Direction: The data below should be printed in full, exactly, and without any of its images.

- - -

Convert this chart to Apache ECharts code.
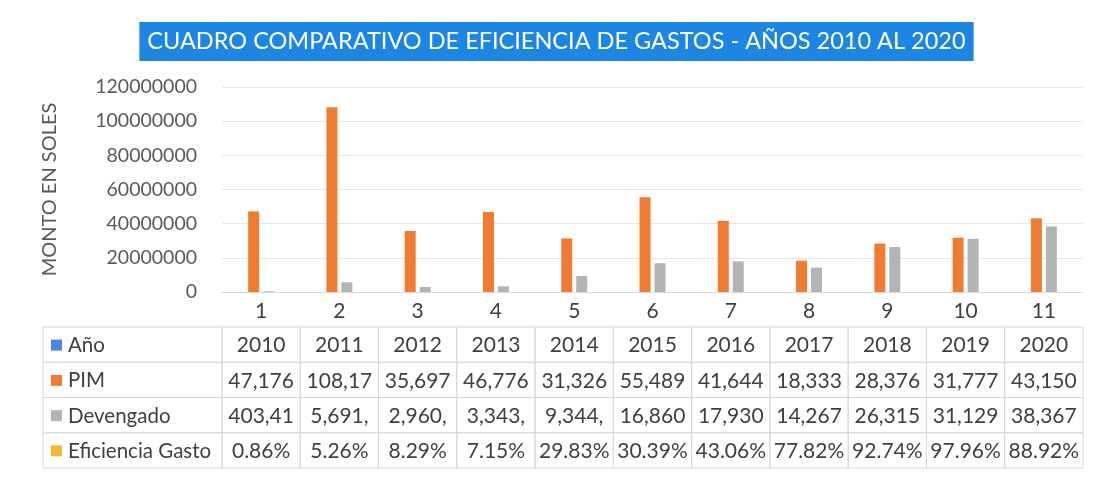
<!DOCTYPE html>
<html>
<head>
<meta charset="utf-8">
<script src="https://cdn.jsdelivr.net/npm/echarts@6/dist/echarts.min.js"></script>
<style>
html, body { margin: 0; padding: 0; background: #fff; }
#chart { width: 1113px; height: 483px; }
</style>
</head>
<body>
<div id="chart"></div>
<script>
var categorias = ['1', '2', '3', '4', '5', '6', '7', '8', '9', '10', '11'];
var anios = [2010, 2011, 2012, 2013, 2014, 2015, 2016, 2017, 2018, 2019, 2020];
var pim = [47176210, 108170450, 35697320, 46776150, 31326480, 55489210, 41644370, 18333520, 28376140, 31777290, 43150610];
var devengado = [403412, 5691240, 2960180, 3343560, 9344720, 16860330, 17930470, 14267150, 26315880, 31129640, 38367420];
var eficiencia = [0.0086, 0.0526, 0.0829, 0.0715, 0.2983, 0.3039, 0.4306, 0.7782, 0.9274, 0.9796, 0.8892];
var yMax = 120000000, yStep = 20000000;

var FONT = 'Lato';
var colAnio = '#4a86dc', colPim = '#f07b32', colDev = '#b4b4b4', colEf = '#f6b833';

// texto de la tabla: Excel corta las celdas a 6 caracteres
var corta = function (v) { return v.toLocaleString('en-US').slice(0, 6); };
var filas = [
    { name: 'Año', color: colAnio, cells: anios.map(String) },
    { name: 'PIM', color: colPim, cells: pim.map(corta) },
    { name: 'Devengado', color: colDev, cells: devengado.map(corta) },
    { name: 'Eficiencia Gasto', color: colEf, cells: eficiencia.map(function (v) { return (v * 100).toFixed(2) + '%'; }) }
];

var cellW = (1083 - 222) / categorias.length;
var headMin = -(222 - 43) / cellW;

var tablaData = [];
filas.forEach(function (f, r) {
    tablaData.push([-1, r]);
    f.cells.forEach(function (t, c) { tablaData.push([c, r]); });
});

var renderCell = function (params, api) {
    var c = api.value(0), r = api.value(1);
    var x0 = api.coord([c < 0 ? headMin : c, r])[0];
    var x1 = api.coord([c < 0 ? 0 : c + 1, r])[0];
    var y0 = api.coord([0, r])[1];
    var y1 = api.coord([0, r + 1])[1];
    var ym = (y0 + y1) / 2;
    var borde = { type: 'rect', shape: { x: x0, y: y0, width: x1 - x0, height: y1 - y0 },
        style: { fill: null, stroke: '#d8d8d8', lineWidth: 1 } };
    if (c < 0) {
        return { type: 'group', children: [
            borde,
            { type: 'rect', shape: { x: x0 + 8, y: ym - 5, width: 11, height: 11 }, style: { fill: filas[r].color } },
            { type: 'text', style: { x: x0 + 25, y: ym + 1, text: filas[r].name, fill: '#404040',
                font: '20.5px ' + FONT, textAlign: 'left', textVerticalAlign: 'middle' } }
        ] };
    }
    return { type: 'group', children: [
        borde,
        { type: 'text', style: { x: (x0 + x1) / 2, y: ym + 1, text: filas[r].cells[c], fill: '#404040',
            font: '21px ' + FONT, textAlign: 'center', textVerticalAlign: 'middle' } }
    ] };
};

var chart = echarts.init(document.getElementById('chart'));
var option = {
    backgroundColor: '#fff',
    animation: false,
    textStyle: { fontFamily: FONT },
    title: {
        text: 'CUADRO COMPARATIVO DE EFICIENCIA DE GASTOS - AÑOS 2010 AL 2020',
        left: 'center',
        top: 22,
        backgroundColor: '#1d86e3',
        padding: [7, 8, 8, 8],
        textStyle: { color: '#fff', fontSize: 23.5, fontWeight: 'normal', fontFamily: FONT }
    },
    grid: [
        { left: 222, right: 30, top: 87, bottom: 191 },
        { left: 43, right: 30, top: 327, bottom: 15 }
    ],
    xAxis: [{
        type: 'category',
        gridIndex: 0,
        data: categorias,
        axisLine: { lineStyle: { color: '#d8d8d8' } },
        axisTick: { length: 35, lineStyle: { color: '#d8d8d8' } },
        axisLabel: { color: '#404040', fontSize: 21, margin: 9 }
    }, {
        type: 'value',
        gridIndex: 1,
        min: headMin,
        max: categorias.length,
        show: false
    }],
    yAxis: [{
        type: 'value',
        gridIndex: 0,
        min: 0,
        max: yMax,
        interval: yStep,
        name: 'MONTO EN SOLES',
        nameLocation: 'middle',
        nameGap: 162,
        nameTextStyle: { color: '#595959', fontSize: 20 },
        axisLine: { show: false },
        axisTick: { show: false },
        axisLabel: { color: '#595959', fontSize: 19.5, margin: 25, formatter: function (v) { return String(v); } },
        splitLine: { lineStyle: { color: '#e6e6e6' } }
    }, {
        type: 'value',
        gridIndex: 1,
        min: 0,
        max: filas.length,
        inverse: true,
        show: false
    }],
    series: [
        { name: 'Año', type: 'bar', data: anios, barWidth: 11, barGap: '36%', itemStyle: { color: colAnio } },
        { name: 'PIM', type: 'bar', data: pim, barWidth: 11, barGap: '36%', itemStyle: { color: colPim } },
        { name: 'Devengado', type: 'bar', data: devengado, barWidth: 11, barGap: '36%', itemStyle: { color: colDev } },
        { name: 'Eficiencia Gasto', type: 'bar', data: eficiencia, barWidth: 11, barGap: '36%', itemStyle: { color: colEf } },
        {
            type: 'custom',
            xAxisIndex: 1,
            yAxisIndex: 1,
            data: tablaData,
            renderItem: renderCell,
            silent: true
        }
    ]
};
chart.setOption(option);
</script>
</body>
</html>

- - -

Exercise output:
Convert this chart to Apache ECharts code.
<!DOCTYPE html>
<html>
<head>
<meta charset="utf-8">
<script src="https://cdn.jsdelivr.net/npm/echarts@6/dist/echarts.min.js"></script>
<style>
html, body { margin: 0; padding: 0; background: #fff; }
#chart { width: 1113px; height: 483px; }
</style>
</head>
<body>
<div id="chart"></div>
<script>
var categorias = ['1', '2', '3', '4', '5', '6', '7', '8', '9', '10', '11'];
var anios = [2010, 2011, 2012, 2013, 2014, 2015, 2016, 2017, 2018, 2019, 2020];
var pim = [47176210, 108170450, 35697320, 46776150, 31326480, 55489210, 41644370, 18333520, 28376140, 31777290, 43150610];
var devengado = [403412, 5691240, 2960180, 3343560, 9344720, 16860330, 17930470, 14267150, 26315880, 31129640, 38367420];
var eficiencia = [0.0086, 0.0526, 0.0829, 0.0715, 0.2983, 0.3039, 0.4306, 0.7782, 0.9274, 0.9796, 0.8892];
var yMax = 120000000, yStep = 20000000;

var FONT = 'Lato';
var colAnio = '#4a86dc', colPim = '#f07b32', colDev = '#b4b4b4', colEf = '#f6b833';

// texto de la tabla: Excel corta las celdas a 6 caracteres
var corta = function (v) { return v.toLocaleString('en-US').slice(0, 6); };
var filas = [
    { name: 'Año', color: colAnio, cells: anios.map(String) },
    { name: 'PIM', color: colPim, cells: pim.map(corta) },
    { name: 'Devengado', color: colDev, cells: devengado.map(corta) },
    { name: 'Eficiencia Gasto', color: colEf, cells: eficiencia.map(function (v) { return (v * 100).toFixed(2) + '%'; }) }
];

var cellW = (1083 - 222) / categorias.length;
var headMin = -(222 - 43) / cellW;

var tablaData = [];
filas.forEach(function (f, r) {
    tablaData.push([-1, r]);
    f.cells.forEach(function (t, c) { tablaData.push([c, r]); });
});

var renderCell = function (params, api) {
    var c = api.value(0), r = api.value(1);
    var x0 = api.coord([c < 0 ? headMin : c, r])[0];
    var x1 = api.coord([c < 0 ? 0 : c + 1, r])[0];
    var y0 = api.coord([0, r])[1];
    var y1 = api.coord([0, r + 1])[1];
    var ym = (y0 + y1) / 2;
    var borde = { type: 'rect', shape: { x: x0, y: y0, width: x1 - x0, height: y1 - y0 },
        style: { fill: null, stroke: '#d8d8d8', lineWidth: 1 } };
    if (c < 0) {
        return { type: 'group', children: [
            borde,
            { type: 'rect', shape: { x: x0 + 8, y: ym - 5, width: 11, height: 11 }, style: { fill: filas[r].color } },
            { type: 'text', style: { x: x0 + 25, y: ym + 1, text: filas[r].name, fill: '#404040',
                font: '20.5px ' + FONT, textAlign: 'left', textVerticalAlign: 'middle' } }
        ] };
    }
    return { type: 'group', children: [
        borde,
        { type: 'text', style: { x: (x0 + x1) / 2, y: ym + 1, text: filas[r].cells[c], fill: '#404040',
            font: '21px ' + FONT, textAlign: 'center', textVerticalAlign: 'middle' } }
    ] };
};

var chart = echarts.init(document.getElementById('chart'));
var option = {
    backgroundColor: '#fff',
    animation: false,
    textStyle: { fontFamily: FONT },
    title: {
        text: 'CUADRO COMPARATIVO DE EFICIENCIA DE GASTOS - AÑOS 2010 AL 2020',
        left: 'center',
        top: 22,
        backgroundColor: '#1d86e3',
        padding: [7, 8, 8, 8],
        textStyle: { color: '#fff', fontSize: 23.5, fontWeight: 'normal', fontFamily: FONT }
    },
    grid: [
        { left: 222, right: 30, top: 87, bottom: 191 },
        { left: 43, right: 30, top: 327, bottom: 15 }
    ],
    xAxis: [{
        type: 'category',
        gridIndex: 0,
        data: categorias,
        axisLine: { lineStyle: { color: '#d8d8d8' } },
        axisTick: { length: 35, lineStyle: { color: '#d8d8d8' } },
        axisLabel: { color: '#404040', fontSize: 21, margin: 9 }
    }, {
        type: 'value',
        gridIndex: 1,
        min: headMin,
        max: categorias.length,
        show: false
    }],
    yAxis: [{
        type: 'value',
        gridIndex: 0,
        min: 0,
        max: yMax,
        interval: yStep,
        name: 'MONTO EN SOLES',
        nameLocation: 'middle',
        nameGap: 162,
        nameTextStyle: { color: '#595959', fontSize: 20 },
        axisLine: { show: false },
        axisTick: { show: false },
        axisLabel: { color: '#595959', fontSize: 19.5, margin: 25, formatter: function (v) { return String(v); } },
        splitLine: { lineStyle: { color: '#e6e6e6' } }
    }, {
        type: 'value',
        gridIndex: 1,
        min: 0,
        max: filas.length,
        inverse: true,
        show: false
    }],
    series: [
        { name: 'Año', type: 'bar', data: anios, barWidth: 11, barGap: '36%', itemStyle: { color: colAnio } },
        { name: 'PIM', type: 'bar', data: pim, barWidth: 11, barGap: '36%', itemStyle: { color: colPim } },
        { name: 'Devengado', type: 'bar', data: devengado, barWidth: 11, barGap: '36%', itemStyle: { color: colDev } },
        { name: 'Eficiencia Gasto', type: 'bar', data: eficiencia, barWidth: 11, barGap: '36%', itemStyle: { color: colEf } },
        {
            type: 'custom',
            xAxisIndex: 1,
            yAxisIndex: 1,
            data: tablaData,
            renderItem: renderCell,
            silent: true
        }
    ]
};
chart.setOption(option);
</script>
</body>
</html>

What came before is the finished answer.